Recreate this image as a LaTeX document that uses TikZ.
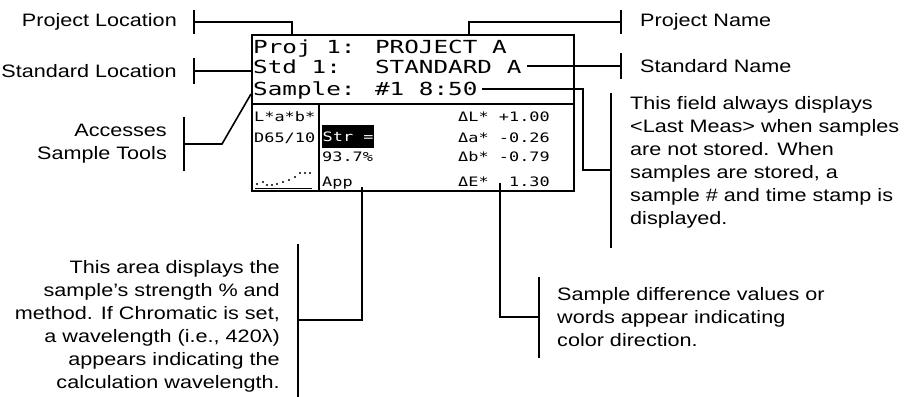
\documentclass[tikz,border=0pt]{standalone}
\usepackage{fontspec}
\setmainfont{Liberation Sans}[FakeStretch=1.2]
\newfontfamily\lcdfont{DejaVu Sans Mono}[FakeStretch=1.35]
\newfontfamily\lcdsmallfont{DejaVu Sans Mono}[FakeStretch=1.3]
\usepackage{tikz}
\usetikzlibrary{arrows.meta,positioning,calc}
\tikzset{
    note/.style={
        inner sep=0pt,
        font=\fontsize{18}{23}\selectfont
    },
    noteRight/.style={note, anchor=west, align=left},
    noteLeft/.style={note, anchor=east, align=right},
    lcdFrame/.style={draw, line width=2pt, inner sep=0pt},
    lcdLine/.style={line width=2pt},
    lcdBig/.style={inner sep=0pt, anchor=base west, font=\lcdfont\fontsize{18}{18}\selectfont},
    lcdSmall/.style={inner sep=0pt, anchor=base west, font=\lcdsmallfont\fontsize{13}{13}\selectfont},
    callout/.style={line width=1.6pt}
}

\begin{document}
\begin{tikzpicture}[x=1pt, y=-1pt]
    \useasboundingbox (0,0) rectangle (904,396);

    % display
    \node[lcdFrame, anchor=north west, minimum width=322pt, minimum height=156pt] (lcd) at (251,34) {};
    \draw[lcdLine] (251,104) -- (573,104);
    \draw[lcdLine] (319,104) -- (319,190);

    \node[lcdBig] (proj) at (253,53) {Proj 1: PROJECT A};
    \node[lcdBig] (std) at (253,74) {Std 1:~ STANDARD A};
    \node[lcdBig] (smp) at (253,95) {Sample: \#1 8:50};

    \node[lcdSmall] (space) at (254,121) {L*a*b*};
    \node[lcdSmall] (illum) at (254,142) {D65/10};
    \node[lcdSmall, anchor=west, fill=black, text=white, inner xsep=0.5pt, minimum height=23pt] (str) at (322,136.5) {Str =};
    \node[lcdSmall] (pct) at (322,161) {93.7\%};
    \node[lcdSmall] (app) at (322,186) {App};
    \node[lcdSmall, anchor=base east] (dl) at (550,121) {ΔL* +1.00};
    \node[lcdSmall, anchor=base east] (da) at (550,142) {Δa* -0.26};
    \node[lcdSmall, anchor=base east] (db) at (550,161) {Δb* -0.79};
    \node[lcdSmall, anchor=base east] (de) at (550,186) {ΔE*~ 1.30};

    % small trend graph
    \foreach \px/\py in {257/184,263/182,267/185,272/185,277/184,283/182,289/180,295/177,300/173,305/173,310/173}
        \fill (\px,\py) circle (1.2pt);
    \draw[line width=1pt] (255,188) -- (312,188);

    % points on the display
    \coordinate (projTop) at (292,34);
    \coordinate (stdLeft) at (251,71);
    \coordinate (smpLeft) at (251,94);
    \coordinate (nameTop) at (469,34);
    \coordinate (stdEnd) at (527,66);
    \coordinate (timeEnd) at (482,89);
    \coordinate (timeKnee) at (583,89);
    \coordinate (appEnd) at (362,187);
    \coordinate (deEnd) at (500,183);

    % labels
    \node[noteLeft] (locProj) at (177,22) {Project Location};
    \node[noteLeft] (locStd) at (177,71) {Standard Location};
    \node[noteLeft] (tools) at (167,144) {Accesses\\Sample Tools};
    \node[noteRight] (pname) at (640,22) {Project Name};
    \node[noteRight] (sname) at (640,66) {Standard Name};
    \node[noteRight] (field) at (630,162) {This field always displays\\<Last Meas> when samples\\are not stored. When\\samples are stored, a\\sample \# and time stamp is\\displayed.};
    \node[noteRight] (diff) at (557,317) {Sample difference values or\\words appear indicating\\color direction.};
    \node[noteLeft] (area) at (280,326) {This area displays the\\sample's strength \% and\\method. If Chromatic is set,\\a wavelength (i.e., 420λ)\\appears indicating the\\calculation wavelength.};

    \draw[callout, {Bar[width=24pt]}-] ([xshift=16pt]locProj.east) -| (projTop);
    \draw[callout, {Bar[width=26pt]}-] ([xshift=16pt]locStd.east) -- (stdLeft);
    \draw[callout, {Bar[width=54pt]}-] ([xshift=16pt]tools.east) -- ([xshift=55pt]tools.east) -- (smpLeft);
    \draw[callout, {Bar[width=24pt]}-] ([xshift=-18pt]pname.west) -| (nameTop);
    \draw[callout, {Bar[width=25pt]}-] ([xshift=-18pt]sname.west) -- (stdEnd);
    \draw[callout, {Bar[width=155pt]}-] ([xshift=-18pt,yshift=-8pt]field.west) -| (timeKnee) -- (timeEnd);
    \draw[callout, {Bar[width=81pt]}-] ([xshift=-17pt]diff.west) -| (deEnd);
    \draw[callout, {Bar[width=153pt]}-] ([xshift=17pt,yshift=6pt]area.east) -| (appEnd);
\end{tikzpicture}
\end{document}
-*-
§ SHORT PROBLEM
Write out the full set of lines verbatim, without the pictures.

§ FINISHED TASK
Recreate this image as a LaTeX document that uses TikZ.
\documentclass[tikz,border=0pt]{standalone}
\usepackage{fontspec}
\setmainfont{Liberation Sans}[FakeStretch=1.2]
\newfontfamily\lcdfont{DejaVu Sans Mono}[FakeStretch=1.35]
\newfontfamily\lcdsmallfont{DejaVu Sans Mono}[FakeStretch=1.3]
\usepackage{tikz}
\usetikzlibrary{arrows.meta,positioning,calc}
\tikzset{
    note/.style={
        inner sep=0pt,
        font=\fontsize{18}{23}\selectfont
    },
    noteRight/.style={note, anchor=west, align=left},
    noteLeft/.style={note, anchor=east, align=right},
    lcdFrame/.style={draw, line width=2pt, inner sep=0pt},
    lcdLine/.style={line width=2pt},
    lcdBig/.style={inner sep=0pt, anchor=base west, font=\lcdfont\fontsize{18}{18}\selectfont},
    lcdSmall/.style={inner sep=0pt, anchor=base west, font=\lcdsmallfont\fontsize{13}{13}\selectfont},
    callout/.style={line width=1.6pt}
}

\begin{document}
\begin{tikzpicture}[x=1pt, y=-1pt]
    \useasboundingbox (0,0) rectangle (904,396);

    % display
    \node[lcdFrame, anchor=north west, minimum width=322pt, minimum height=156pt] (lcd) at (251,34) {};
    \draw[lcdLine] (251,104) -- (573,104);
    \draw[lcdLine] (319,104) -- (319,190);

    \node[lcdBig] (proj) at (253,53) {Proj 1: PROJECT A};
    \node[lcdBig] (std) at (253,74) {Std 1:~ STANDARD A};
    \node[lcdBig] (smp) at (253,95) {Sample: \#1 8:50};

    \node[lcdSmall] (space) at (254,121) {L*a*b*};
    \node[lcdSmall] (illum) at (254,142) {D65/10};
    \node[lcdSmall, anchor=west, fill=black, text=white, inner xsep=0.5pt, minimum height=23pt] (str) at (322,136.5) {Str =};
    \node[lcdSmall] (pct) at (322,161) {93.7\%};
    \node[lcdSmall] (app) at (322,186) {App};
    \node[lcdSmall, anchor=base east] (dl) at (550,121) {ΔL* +1.00};
    \node[lcdSmall, anchor=base east] (da) at (550,142) {Δa* -0.26};
    \node[lcdSmall, anchor=base east] (db) at (550,161) {Δb* -0.79};
    \node[lcdSmall, anchor=base east] (de) at (550,186) {ΔE*~ 1.30};

    % small trend graph
    \foreach \px/\py in {257/184,263/182,267/185,272/185,277/184,283/182,289/180,295/177,300/173,305/173,310/173}
        \fill (\px,\py) circle (1.2pt);
    \draw[line width=1pt] (255,188) -- (312,188);

    % points on the display
    \coordinate (projTop) at (292,34);
    \coordinate (stdLeft) at (251,71);
    \coordinate (smpLeft) at (251,94);
    \coordinate (nameTop) at (469,34);
    \coordinate (stdEnd) at (527,66);
    \coordinate (timeEnd) at (482,89);
    \coordinate (timeKnee) at (583,89);
    \coordinate (appEnd) at (362,187);
    \coordinate (deEnd) at (500,183);

    % labels
    \node[noteLeft] (locProj) at (177,22) {Project Location};
    \node[noteLeft] (locStd) at (177,71) {Standard Location};
    \node[noteLeft] (tools) at (167,144) {Accesses\\Sample Tools};
    \node[noteRight] (pname) at (640,22) {Project Name};
    \node[noteRight] (sname) at (640,66) {Standard Name};
    \node[noteRight] (field) at (630,162) {This field always displays\\<Last Meas> when samples\\are not stored. When\\samples are stored, a\\sample \# and time stamp is\\displayed.};
    \node[noteRight] (diff) at (557,317) {Sample difference values or\\words appear indicating\\color direction.};
    \node[noteLeft] (area) at (280,326) {This area displays the\\sample's strength \% and\\method. If Chromatic is set,\\a wavelength (i.e., 420λ)\\appears indicating the\\calculation wavelength.};

    \draw[callout, {Bar[width=24pt]}-] ([xshift=16pt]locProj.east) -| (projTop);
    \draw[callout, {Bar[width=26pt]}-] ([xshift=16pt]locStd.east) -- (stdLeft);
    \draw[callout, {Bar[width=54pt]}-] ([xshift=16pt]tools.east) -- ([xshift=55pt]tools.east) -- (smpLeft);
    \draw[callout, {Bar[width=24pt]}-] ([xshift=-18pt]pname.west) -| (nameTop);
    \draw[callout, {Bar[width=25pt]}-] ([xshift=-18pt]sname.west) -- (stdEnd);
    \draw[callout, {Bar[width=155pt]}-] ([xshift=-18pt,yshift=-8pt]field.west) -| (timeKnee) -- (timeEnd);
    \draw[callout, {Bar[width=81pt]}-] ([xshift=-17pt]diff.west) -| (deEnd);
    \draw[callout, {Bar[width=153pt]}-] ([xshift=17pt,yshift=6pt]area.east) -| (appEnd);
\end{tikzpicture}
\end{document}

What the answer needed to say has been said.